Any pictures in the records below must be left out when you repeat the lines from the line containing "Output the web" through the line containing "const yMinor = [100,300,500,700];" exactly.

=== DATA EXCERPTS ===
____
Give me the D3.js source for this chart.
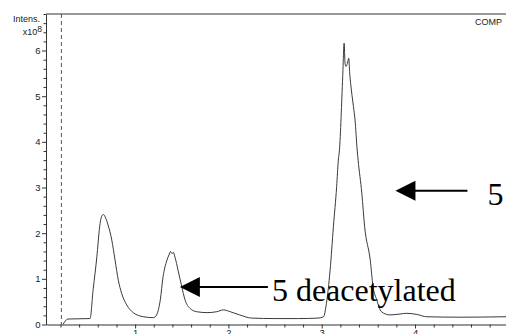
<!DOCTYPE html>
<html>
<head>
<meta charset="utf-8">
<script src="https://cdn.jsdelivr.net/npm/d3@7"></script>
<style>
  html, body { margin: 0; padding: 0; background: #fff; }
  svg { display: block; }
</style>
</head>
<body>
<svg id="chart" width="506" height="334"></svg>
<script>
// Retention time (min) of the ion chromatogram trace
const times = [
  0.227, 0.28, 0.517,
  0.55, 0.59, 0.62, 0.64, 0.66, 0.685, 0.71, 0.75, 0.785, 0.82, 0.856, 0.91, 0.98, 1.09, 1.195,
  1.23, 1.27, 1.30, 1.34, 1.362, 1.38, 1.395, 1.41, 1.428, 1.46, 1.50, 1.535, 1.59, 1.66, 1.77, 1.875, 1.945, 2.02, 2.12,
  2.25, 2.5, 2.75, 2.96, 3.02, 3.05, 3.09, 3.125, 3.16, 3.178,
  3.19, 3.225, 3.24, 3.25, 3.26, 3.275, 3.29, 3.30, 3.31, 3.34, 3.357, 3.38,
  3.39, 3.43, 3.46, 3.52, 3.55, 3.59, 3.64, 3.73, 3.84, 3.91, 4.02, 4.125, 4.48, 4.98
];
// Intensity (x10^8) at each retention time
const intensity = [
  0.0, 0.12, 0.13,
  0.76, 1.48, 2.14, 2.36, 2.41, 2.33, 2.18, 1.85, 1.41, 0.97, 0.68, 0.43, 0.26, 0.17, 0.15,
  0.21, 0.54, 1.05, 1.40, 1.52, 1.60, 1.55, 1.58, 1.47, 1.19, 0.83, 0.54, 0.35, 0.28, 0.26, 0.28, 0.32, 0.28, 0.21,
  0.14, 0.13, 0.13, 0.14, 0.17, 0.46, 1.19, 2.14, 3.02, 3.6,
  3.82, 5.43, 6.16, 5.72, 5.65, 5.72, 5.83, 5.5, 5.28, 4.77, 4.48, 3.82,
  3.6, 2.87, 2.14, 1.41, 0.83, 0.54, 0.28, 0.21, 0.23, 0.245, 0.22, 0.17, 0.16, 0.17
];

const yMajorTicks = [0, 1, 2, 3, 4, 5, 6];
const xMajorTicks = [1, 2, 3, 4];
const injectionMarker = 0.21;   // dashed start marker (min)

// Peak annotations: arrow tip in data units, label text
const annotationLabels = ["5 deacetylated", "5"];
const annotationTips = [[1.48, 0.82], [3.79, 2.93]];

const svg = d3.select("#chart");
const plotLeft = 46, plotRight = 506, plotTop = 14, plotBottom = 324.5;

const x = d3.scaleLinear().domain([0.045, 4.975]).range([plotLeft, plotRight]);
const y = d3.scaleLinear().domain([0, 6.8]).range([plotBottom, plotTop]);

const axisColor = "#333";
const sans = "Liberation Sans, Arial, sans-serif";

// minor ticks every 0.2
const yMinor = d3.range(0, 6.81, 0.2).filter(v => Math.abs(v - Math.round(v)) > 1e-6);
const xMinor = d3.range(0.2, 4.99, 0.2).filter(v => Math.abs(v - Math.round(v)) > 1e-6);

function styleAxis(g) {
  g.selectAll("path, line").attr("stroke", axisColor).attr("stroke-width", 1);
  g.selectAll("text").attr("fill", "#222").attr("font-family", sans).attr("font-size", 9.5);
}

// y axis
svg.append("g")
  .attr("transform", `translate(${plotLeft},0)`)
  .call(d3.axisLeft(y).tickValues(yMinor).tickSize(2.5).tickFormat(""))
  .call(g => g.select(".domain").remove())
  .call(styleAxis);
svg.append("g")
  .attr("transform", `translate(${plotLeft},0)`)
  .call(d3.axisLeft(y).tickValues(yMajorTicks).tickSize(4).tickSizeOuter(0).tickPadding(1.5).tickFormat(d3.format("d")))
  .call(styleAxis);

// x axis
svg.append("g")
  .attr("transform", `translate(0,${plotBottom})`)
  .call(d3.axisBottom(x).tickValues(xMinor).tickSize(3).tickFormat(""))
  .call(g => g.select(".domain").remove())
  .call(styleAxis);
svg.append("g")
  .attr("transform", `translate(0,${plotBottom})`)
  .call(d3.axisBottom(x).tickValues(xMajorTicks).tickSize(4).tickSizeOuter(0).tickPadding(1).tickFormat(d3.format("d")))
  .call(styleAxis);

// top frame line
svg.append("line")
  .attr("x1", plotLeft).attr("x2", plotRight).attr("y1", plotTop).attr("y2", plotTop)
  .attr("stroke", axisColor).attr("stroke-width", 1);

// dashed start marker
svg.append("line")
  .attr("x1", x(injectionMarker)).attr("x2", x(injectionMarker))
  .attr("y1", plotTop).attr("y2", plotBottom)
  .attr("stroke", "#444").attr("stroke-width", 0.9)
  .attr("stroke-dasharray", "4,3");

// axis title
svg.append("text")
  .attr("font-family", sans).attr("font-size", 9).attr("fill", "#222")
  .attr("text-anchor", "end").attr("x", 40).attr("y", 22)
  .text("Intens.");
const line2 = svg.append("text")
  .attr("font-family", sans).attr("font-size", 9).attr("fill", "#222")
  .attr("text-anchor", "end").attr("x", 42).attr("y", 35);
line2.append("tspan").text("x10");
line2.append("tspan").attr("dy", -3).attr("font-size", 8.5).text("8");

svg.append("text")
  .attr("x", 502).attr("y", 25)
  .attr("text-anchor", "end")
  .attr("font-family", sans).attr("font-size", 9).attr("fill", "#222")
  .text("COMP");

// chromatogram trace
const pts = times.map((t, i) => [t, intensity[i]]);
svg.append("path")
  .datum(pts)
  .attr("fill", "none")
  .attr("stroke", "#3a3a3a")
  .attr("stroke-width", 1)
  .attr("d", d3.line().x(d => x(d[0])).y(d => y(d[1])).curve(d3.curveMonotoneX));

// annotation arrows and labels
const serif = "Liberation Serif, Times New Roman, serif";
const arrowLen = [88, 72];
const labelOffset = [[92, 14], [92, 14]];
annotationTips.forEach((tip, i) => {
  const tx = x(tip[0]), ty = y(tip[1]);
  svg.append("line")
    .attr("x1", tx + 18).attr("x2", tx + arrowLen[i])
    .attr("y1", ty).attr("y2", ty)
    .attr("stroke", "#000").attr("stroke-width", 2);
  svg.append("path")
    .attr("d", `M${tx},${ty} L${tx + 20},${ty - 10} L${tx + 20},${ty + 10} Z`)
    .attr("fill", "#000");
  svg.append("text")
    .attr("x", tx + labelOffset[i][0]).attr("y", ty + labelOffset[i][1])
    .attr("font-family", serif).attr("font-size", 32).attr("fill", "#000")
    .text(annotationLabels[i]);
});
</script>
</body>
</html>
____
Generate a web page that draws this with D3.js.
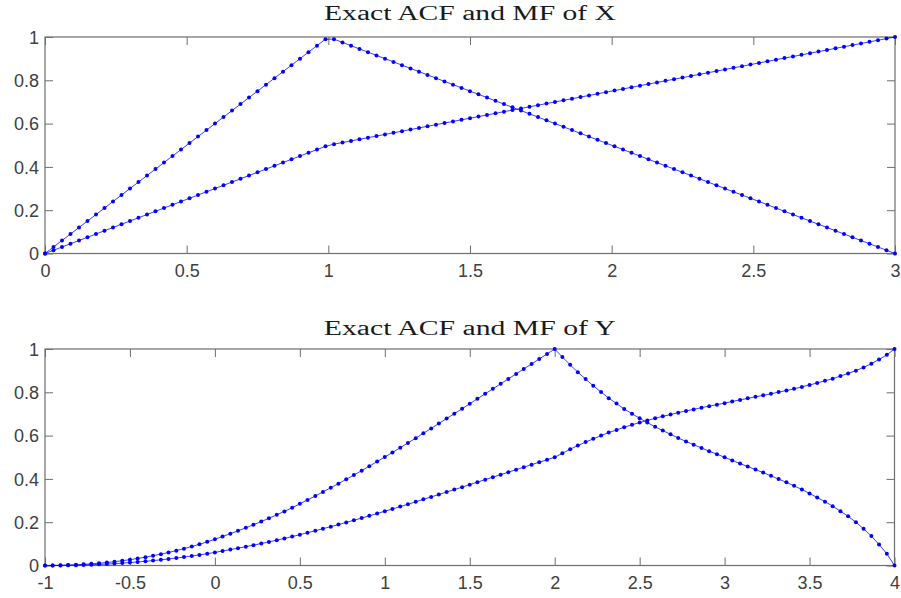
____
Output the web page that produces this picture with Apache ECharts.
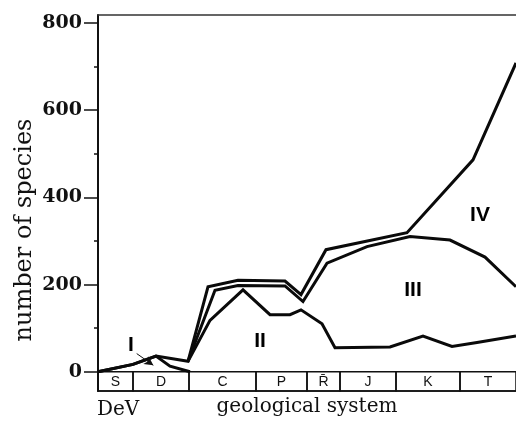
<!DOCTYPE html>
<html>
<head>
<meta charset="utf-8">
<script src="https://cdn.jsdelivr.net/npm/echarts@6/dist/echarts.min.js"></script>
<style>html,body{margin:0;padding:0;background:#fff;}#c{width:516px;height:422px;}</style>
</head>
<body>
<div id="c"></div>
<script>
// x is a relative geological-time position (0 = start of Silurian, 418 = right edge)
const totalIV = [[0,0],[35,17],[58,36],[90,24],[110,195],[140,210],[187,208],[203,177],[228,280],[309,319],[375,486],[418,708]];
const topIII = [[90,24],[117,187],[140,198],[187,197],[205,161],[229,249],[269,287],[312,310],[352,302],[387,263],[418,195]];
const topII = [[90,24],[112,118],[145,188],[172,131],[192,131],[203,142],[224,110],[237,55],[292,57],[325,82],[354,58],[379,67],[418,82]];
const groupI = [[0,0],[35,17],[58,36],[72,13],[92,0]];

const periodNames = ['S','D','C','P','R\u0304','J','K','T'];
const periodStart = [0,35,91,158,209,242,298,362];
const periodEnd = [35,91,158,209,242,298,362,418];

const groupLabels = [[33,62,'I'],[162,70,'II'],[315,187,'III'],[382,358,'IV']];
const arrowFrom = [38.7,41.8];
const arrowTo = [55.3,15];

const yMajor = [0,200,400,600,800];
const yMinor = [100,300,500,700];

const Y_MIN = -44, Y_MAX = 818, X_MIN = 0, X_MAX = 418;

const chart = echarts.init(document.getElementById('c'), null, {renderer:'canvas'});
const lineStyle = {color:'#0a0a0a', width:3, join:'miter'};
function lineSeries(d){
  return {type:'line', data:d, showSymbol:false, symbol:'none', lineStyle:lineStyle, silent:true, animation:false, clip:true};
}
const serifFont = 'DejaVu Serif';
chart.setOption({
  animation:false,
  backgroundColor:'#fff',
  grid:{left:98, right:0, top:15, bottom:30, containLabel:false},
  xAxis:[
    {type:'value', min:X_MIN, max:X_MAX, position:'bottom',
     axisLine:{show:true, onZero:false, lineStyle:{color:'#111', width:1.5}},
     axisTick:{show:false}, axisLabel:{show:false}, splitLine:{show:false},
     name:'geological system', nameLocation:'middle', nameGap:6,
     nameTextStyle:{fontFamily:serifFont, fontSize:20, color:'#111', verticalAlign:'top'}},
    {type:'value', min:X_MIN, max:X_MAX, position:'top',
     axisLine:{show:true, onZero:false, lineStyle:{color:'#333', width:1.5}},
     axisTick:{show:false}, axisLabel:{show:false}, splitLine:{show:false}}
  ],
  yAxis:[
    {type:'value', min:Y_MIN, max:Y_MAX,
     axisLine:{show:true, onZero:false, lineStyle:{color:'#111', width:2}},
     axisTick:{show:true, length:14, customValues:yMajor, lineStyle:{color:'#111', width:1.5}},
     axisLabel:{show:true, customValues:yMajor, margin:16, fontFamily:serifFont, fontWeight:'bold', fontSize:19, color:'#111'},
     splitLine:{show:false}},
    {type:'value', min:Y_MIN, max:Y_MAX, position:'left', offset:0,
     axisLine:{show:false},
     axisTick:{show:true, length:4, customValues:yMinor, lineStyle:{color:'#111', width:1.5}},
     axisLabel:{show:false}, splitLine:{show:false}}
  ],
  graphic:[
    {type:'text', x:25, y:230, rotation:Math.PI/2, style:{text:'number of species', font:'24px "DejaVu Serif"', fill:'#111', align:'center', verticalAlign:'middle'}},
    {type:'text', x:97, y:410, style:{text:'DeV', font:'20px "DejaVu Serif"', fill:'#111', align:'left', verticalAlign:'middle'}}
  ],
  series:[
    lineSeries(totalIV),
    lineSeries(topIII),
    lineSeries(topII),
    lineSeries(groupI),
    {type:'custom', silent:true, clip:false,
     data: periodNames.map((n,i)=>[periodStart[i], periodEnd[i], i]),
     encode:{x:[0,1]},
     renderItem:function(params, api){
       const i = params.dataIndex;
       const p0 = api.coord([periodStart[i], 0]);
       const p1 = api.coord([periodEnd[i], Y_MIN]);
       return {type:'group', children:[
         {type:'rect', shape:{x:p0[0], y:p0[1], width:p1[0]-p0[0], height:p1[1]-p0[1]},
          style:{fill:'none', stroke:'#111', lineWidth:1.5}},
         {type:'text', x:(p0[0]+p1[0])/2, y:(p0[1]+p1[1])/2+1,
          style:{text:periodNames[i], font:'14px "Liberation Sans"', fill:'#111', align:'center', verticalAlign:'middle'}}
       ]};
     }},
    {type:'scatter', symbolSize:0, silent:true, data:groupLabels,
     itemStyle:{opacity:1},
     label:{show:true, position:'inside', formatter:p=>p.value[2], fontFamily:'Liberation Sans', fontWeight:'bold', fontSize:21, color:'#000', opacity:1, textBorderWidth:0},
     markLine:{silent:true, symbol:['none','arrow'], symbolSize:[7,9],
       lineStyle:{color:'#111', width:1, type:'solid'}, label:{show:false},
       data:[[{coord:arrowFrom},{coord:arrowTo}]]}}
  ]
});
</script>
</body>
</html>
____
=== RESPONSE TO THIS EXERCISE ===
Output the web page that produces this picture with Apache ECharts.
<!DOCTYPE html>
<html>
<head>
<meta charset="utf-8">
<script src="https://cdn.jsdelivr.net/npm/echarts@6/dist/echarts.min.js"></script>
<style>html,body{margin:0;padding:0;background:#fff;}#c{width:516px;height:422px;}</style>
</head>
<body>
<div id="c"></div>
<script>
// x is a relative geological-time position (0 = start of Silurian, 418 = right edge)
const totalIV = [[0,0],[35,17],[58,36],[90,24],[110,195],[140,210],[187,208],[203,177],[228,280],[309,319],[375,486],[418,708]];
const topIII = [[90,24],[117,187],[140,198],[187,197],[205,161],[229,249],[269,287],[312,310],[352,302],[387,263],[418,195]];
const topII = [[90,24],[112,118],[145,188],[172,131],[192,131],[203,142],[224,110],[237,55],[292,57],[325,82],[354,58],[379,67],[418,82]];
const groupI = [[0,0],[35,17],[58,36],[72,13],[92,0]];

const periodNames = ['S','D','C','P','R\u0304','J','K','T'];
const periodStart = [0,35,91,158,209,242,298,362];
const periodEnd = [35,91,158,209,242,298,362,418];

const groupLabels = [[33,62,'I'],[162,70,'II'],[315,187,'III'],[382,358,'IV']];
const arrowFrom = [38.7,41.8];
const arrowTo = [55.3,15];

const yMajor = [0,200,400,600,800];
const yMinor = [100,300,500,700];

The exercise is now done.